EC insists on third-party access to PPC’s lignite-fired electricity

The energy ministry, locked in an intense yet unpublicized battle with the European Commission over the state-controlled power utility PPC’s lignite monopoly and wider reforms for the electricity market’s further liberalization, has prepared a new proposal for Brussels entailing the establishment, by the country’s energy-intensive industries, of an SPV to which PPC would supply considerable lower-cost lignite-generated electricity amounts.

This electricity amount could, for example, be 40 percent of PPC’s lignite-fired production until 2023, when the power utility plans to have withdrawn all existing coal generators.

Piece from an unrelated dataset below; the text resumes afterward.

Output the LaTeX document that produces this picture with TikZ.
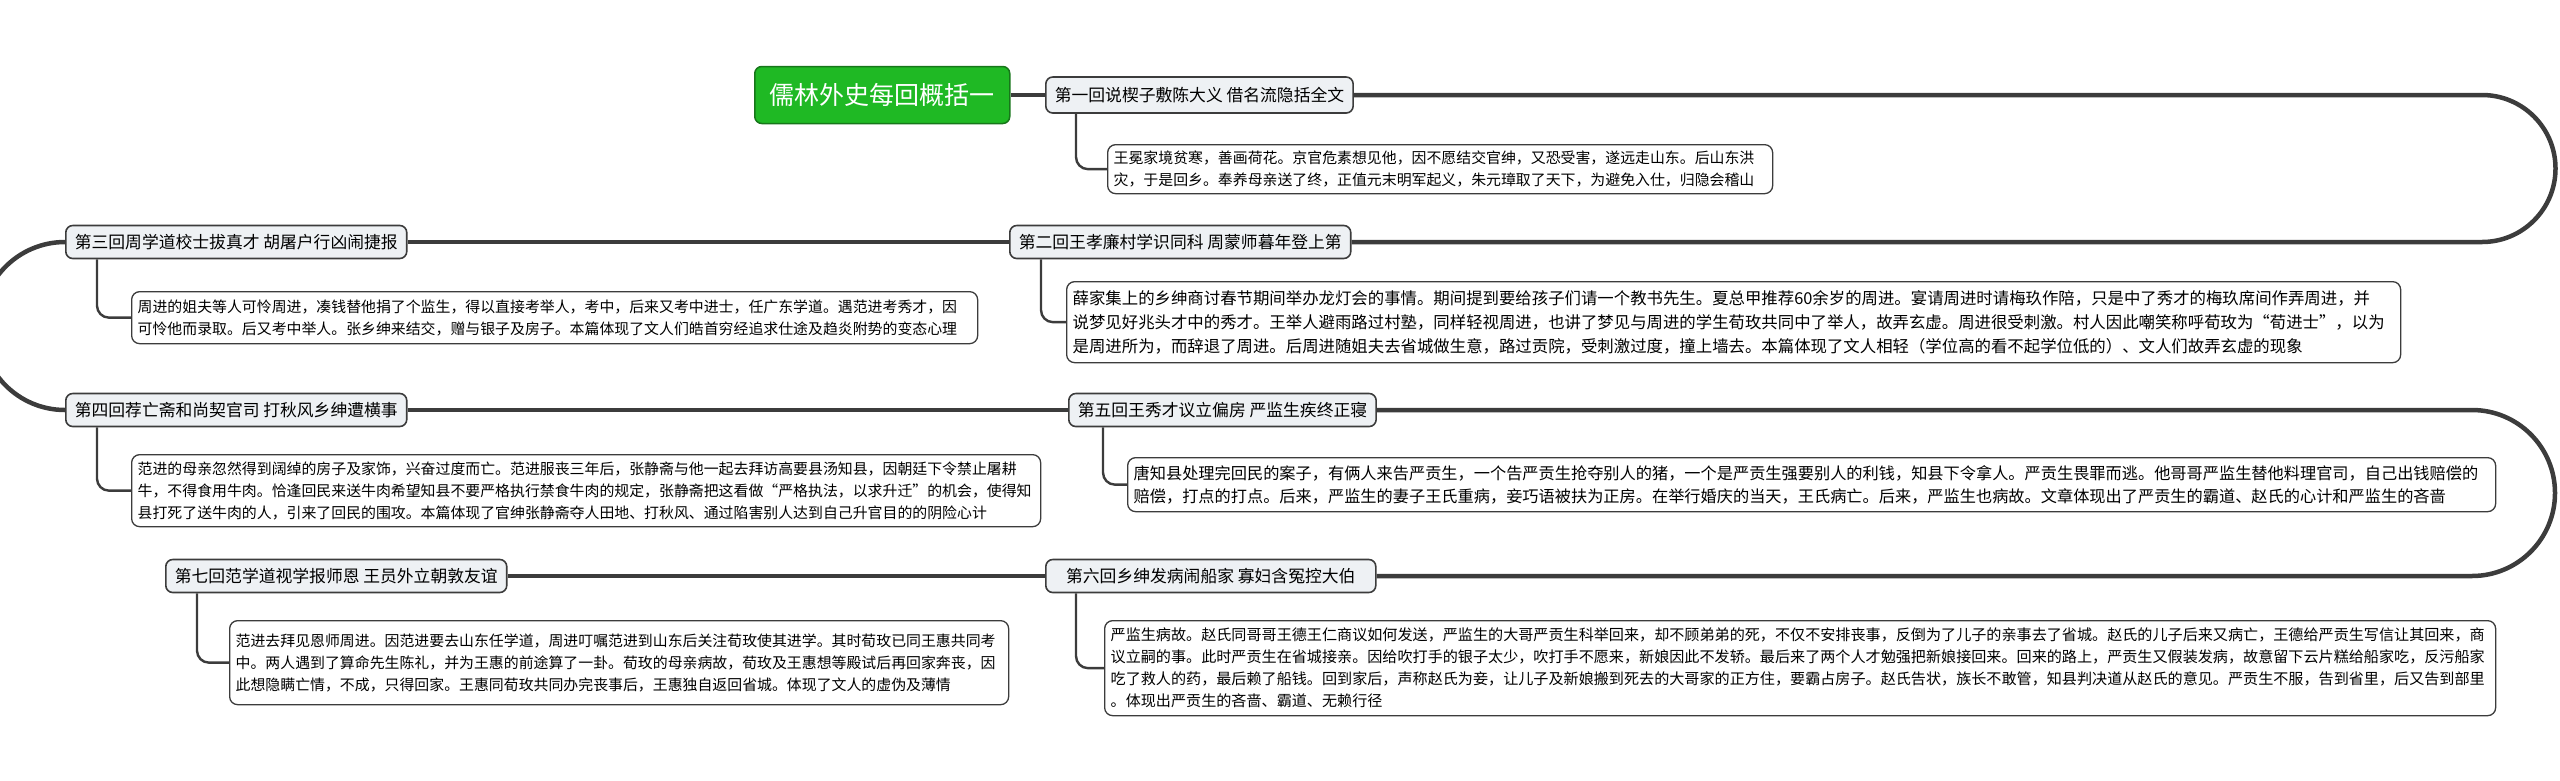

A European Court decision calling for access to third parties of 40 percent of PPC’s lignite-based electricity production has not been honored.

The government’s recent decision to abolish NOME auctions has angered Brussels, which expressed firm opposition to the prospect last summer, as the introduction of the auctions about three years ago, along with an instruction for the sale of PPC’s Meliti and Megalopoli coal generators, constituted an agreement of equivalent worth to the court decision.

Greece’s energy ministry has strongly resisted the continuation of NOME auctions or any other lignite-related auction procedure, arguing this is a loss-incurring procedure for PPC, which, worse still, has not helped reduce the power utility’s market share towards a contraction target of 50 percent.

The energy ministry is now looking to discuss its SPV plan with Brussels to see if it is feasible. A similar model had been applied in France in the past, prior to the country’s adoption of NOME auctions.